He earned B.Sc. and LLM from Aligarh Muslim University. Masood was an agriculturist by profession. He was general secretary of Bharatiya Lok Dal between 1975 and 1977. He was elected to the 6th Lok Sabha for the first time on a Janata Party ticket in the post-emergency polls in 1977. He went on to become the treasurer of the Janata Parliamentary Party between 1979 and 1980.
Masood was re-elected to the 7th Lok Sabha on a Lok Dal ticket in the 1980 polls. After being the chief whip of Lok Dal in 1982, he became the deputy leader of Lok Dal Parliamentary Party for more than a year. He was the member of the Rajya Sabha from 1986 to '89. From 1989 to '91, he was a member of the 9th Lok Sabha. From April to November 1990, he was Minister of Health and Family Welfare (Independent Charge) in the V P Singh government. In 1991 he was re-elected to the 10th Lok Sabha.
In the late eighties, he was associated with Janata Party and was its deputy Parliamentary party leader. In the nineties, he joined the Samajwadi Party. He was the member of the 14th Lok Sabha from 2004 to 2009. In 2010, he was re-elected to the Rajya Sabha.

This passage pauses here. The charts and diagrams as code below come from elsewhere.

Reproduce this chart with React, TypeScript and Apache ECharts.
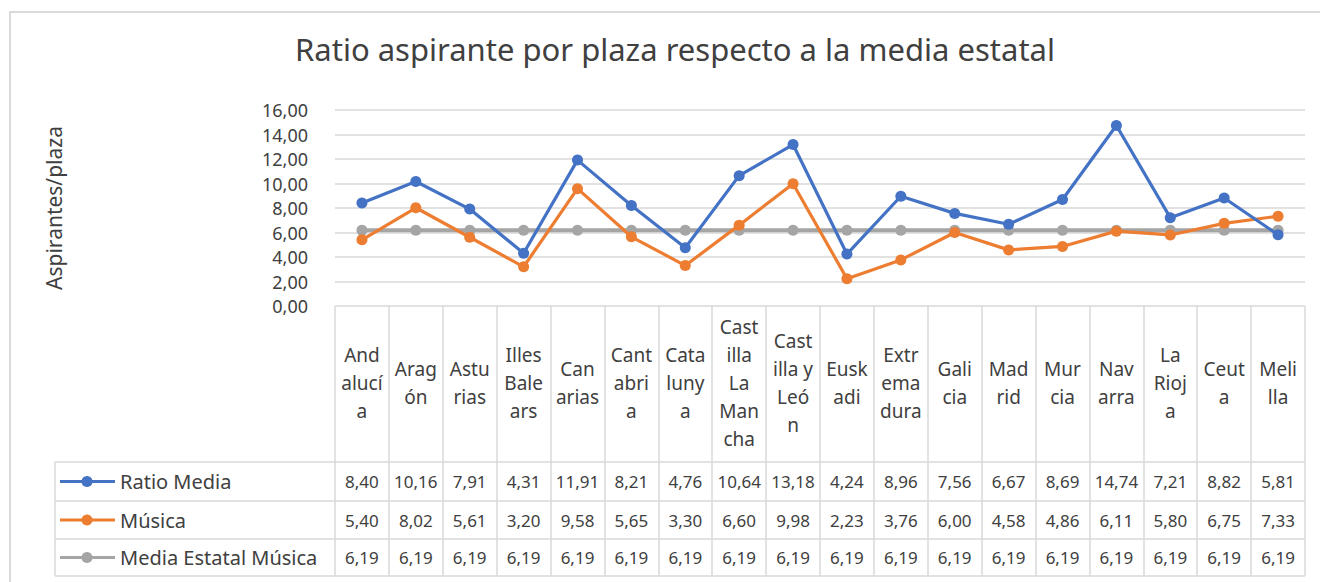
import React, { useEffect, useRef } from "react";
import * as echarts from "echarts";

const categories = [
  "Andalucía", "Aragón", "Asturias", "Illes Balears", "Canarias", "Cantabria",
  "Catalunya", "Castilla La Mancha", "Castilla y León", "Euskadi", "Extremadura",
  "Galicia", "Madrid", "Murcia", "Navarra", "La Rioja", "Ceuta", "Melilla",
];
const categoryLabels = [
  "And\nalucí\na", "Arag\nón", "Astu\nrias", "Illes\nBale\nars", "Can\narias",
  "Cant\nabri\na", "Cata\nluny\na", "Cast\nilla\nLa\nMan\ncha", "Cast\nilla y\nLeó\nn",
  "Eusk\nadi", "Extr\nema\ndura", "Gali\ncia", "Mad\nrid", "Mur\ncia", "Nav\narra",
  "La\nRioj\na", "Ceut\na", "Meli\nlla",
];
const ratioMedia = [8.40, 10.16, 7.91, 4.31, 11.91, 8.21, 4.76, 10.64, 13.18, 4.24, 8.96, 7.56, 6.67, 8.69, 14.74, 7.21, 8.82, 5.81];
const musica = [5.40, 8.02, 5.61, 3.20, 9.58, 5.65, 3.30, 6.60, 9.98, 2.23, 3.76, 6.00, 4.58, 4.86, 6.11, 5.80, 6.75, 7.33];
const mediaEstatal = [6.19, 6.19, 6.19, 6.19, 6.19, 6.19, 6.19, 6.19, 6.19, 6.19, 6.19, 6.19, 6.19, 6.19, 6.19, 6.19, 6.19, 6.19];
const seriesNames = ["Ratio Media", "Música", "Media Estatal Música"];
const seriesColors = ["#4472C4", "#ED7D31", "#A5A5A5"];
const yTicks = { min: 0, max: 16, interval: 2 };
const title = "Ratio aspirante por plaza respecto a la media estatal";
const yAxisName = "Aspirantes/plaza";

const FONT = "'Noto Sans', sans-serif";
const fmt = (v: number) => v.toFixed(2).replace(".", ",");

export default function App() {
  const ref = useRef<HTMLDivElement>(null);
  useEffect(() => {
    if (!ref.current) return;
    const chart = echarts.init(ref.current, null, { renderer: "svg" });
    const gridLeft = 335;
    const gridRight = 1305;
    const gridTop = 110;
    const gridBottom = 306;
    const rowLines = [462, 501, 539, 576];
    const tableLeft = 55;
    const allSeries = [ratioMedia, musica, mediaEstatal];

    chart.setOption({
      animation: false,
      backgroundColor: "#ffffff",
      textStyle: { fontFamily: FONT },
      title: {
        text: title,
        left: 670,
        top: 28,
        textAlign: "center",
        textStyle: { fontSize: 31, fontWeight: "normal", color: "#404040", fontFamily: FONT },
      },
      grid: { left: gridLeft, right: 1320 - gridRight, top: gridTop, bottom: 582 - gridBottom },
      xAxis: {
        type: "category",
        data: categories,
        boundaryGap: true,
        axisLine: { show: false },
        axisTick: { show: true, length: rowLines[3] - gridBottom, lineStyle: { color: "#D9D9D9", width: 1.5 } },
        axisLabel: {
          interval: 0,
          margin: 77,
          verticalAlign: "middle",
          lineHeight: 28,
          fontSize: 19,
          color: "#404040",
          fontFamily: FONT,
          formatter: (_v: string, i: number) => categoryLabels[i],
        },
        splitLine: { show: false },
      },
      yAxis: {
        type: "value",
        min: yTicks.min,
        max: yTicks.max,
        interval: yTicks.interval,
        name: yAxisName,
        nameLocation: "middle",
        nameGap: 271,
        nameTextStyle: { fontSize: 21, color: "#404040", fontFamily: FONT },
        axisLine: { show: false },
        axisTick: { show: false },
        axisLabel: { margin: 27, fontSize: 18, color: "#404040", fontFamily: FONT, formatter: (v: number) => fmt(v) },
        splitLine: { lineStyle: { color: "#D9D9D9", width: 1.5 } },
      },
      series: allSeries.map((d, k) => ({
        name: seriesNames[k],
        type: "line",
        data: d,
        symbol: "circle",
        symbolSize: 11,
        z: 3 - k,
        lineStyle: { color: seriesColors[k], width: k === 2 ? 4 : 3.2 },
        itemStyle: { color: seriesColors[k] },
      })),
    });

    const graphics: any[] = [];
    graphics.push({
      type: "rect",
      shape: { x: 10, y: 12, width: 1400, height: 700 },
      style: { fill: "none", stroke: "#D9D9D9", lineWidth: 2 },
      silent: true,
    });
    rowLines.forEach((y) => {
      graphics.push({
        type: "line",
        shape: { x1: tableLeft, y1: y, x2: gridRight, y2: y },
        style: { stroke: "#D9D9D9", lineWidth: 1.5 },
      });
    });
    graphics.push({
      type: "line",
      shape: { x1: tableLeft, y1: rowLines[0], x2: tableLeft, y2: rowLines[3] },
      style: { stroke: "#D9D9D9", lineWidth: 1.5 },
    });
    allSeries.forEach((d, k) => {
      const cy = (rowLines[k] + rowLines[k + 1]) / 2;
      graphics.push({
        type: "line",
        shape: { x1: 60, y1: cy, x2: 115, y2: cy },
        style: { stroke: seriesColors[k], lineWidth: 3.2 },
      });
      graphics.push({
        type: "circle",
        shape: { cx: 87, cy, r: 5.5 },
        style: { fill: seriesColors[k] },
      });
      graphics.push({
        type: "text",
        x: 120,
        y: cy,
        style: {
          text: seriesNames[k],
          fontSize: 20,
          fontFamily: FONT,
          fill: "#404040",
          align: "left",
          verticalAlign: "middle",
        },
      });
      d.forEach((v, i) => {
        const px = chart.convertToPixel({ xAxisIndex: 0 }, i) as number;
        graphics.push({
          type: "text",
          x: px,
          y: cy,
          style: {
            text: fmt(v),
            fontSize: 17,
            fontFamily: FONT,
            fill: "#404040",
            align: "center",
            verticalAlign: "middle",
          },
        });
      });
    });
    chart.setOption({ graphic: graphics });

    return () => chart.dispose();
  }, []);
  return (
    <div
      ref={ref}
      style={{ position: "fixed", left: 0, top: 0, width: 1320, height: 582 }}
    />
  );
}
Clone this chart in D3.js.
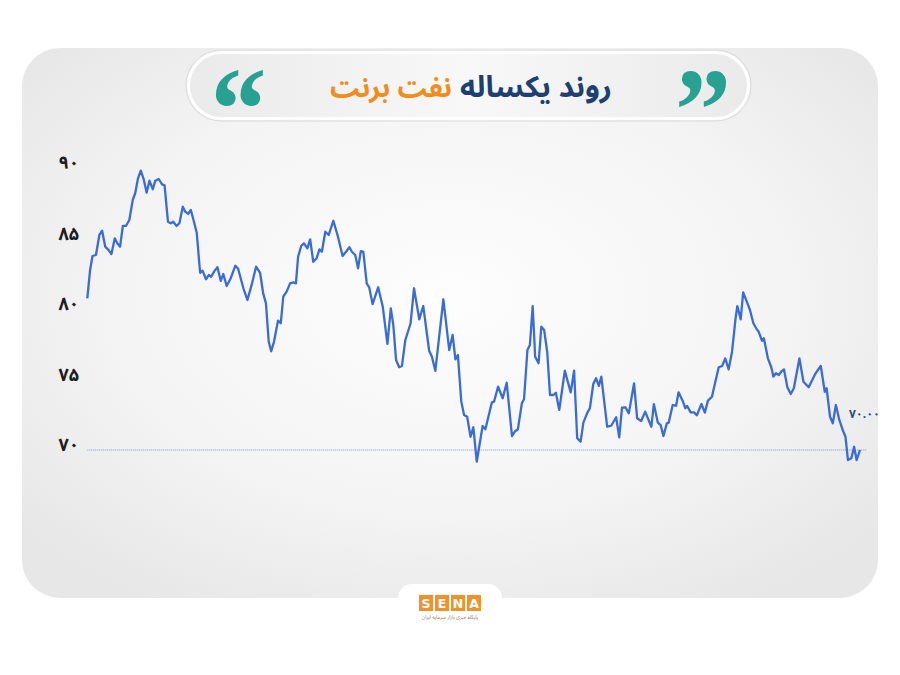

On 12 December 2011, he resigned from the Rajya Sabha (Upper House) and from the Samajwadi Party and joined INC. He was elected as the special member of CWC (Congress Working Committee). He became the chairman of APEDA on 4 April 2013 for a term of 3 years.
On 19 September 2013, a Special CBI court held Rasheed Masood guilty in a case of corruption and other offences. He was held guilty of fraudulently nominating undeserving candidates to MBBS seats allotted to Tripura in medical colleges across the country from the central pool.[14]
On 1 October 2013, Rasheed was sentenced to four years in jail.[15] As a result of the conviction, he was disqualified from the Parliament of India. He, thus got the dubious distinction of becoming the first elected member of parliament to be disqualified from the Parliament of India, in the entire history of the Republic of India.[16] He was serving as a member of parliament, representing the Congress Party, to the upper house of the Indian parliament when the verdict was pronounced and his membership stripped.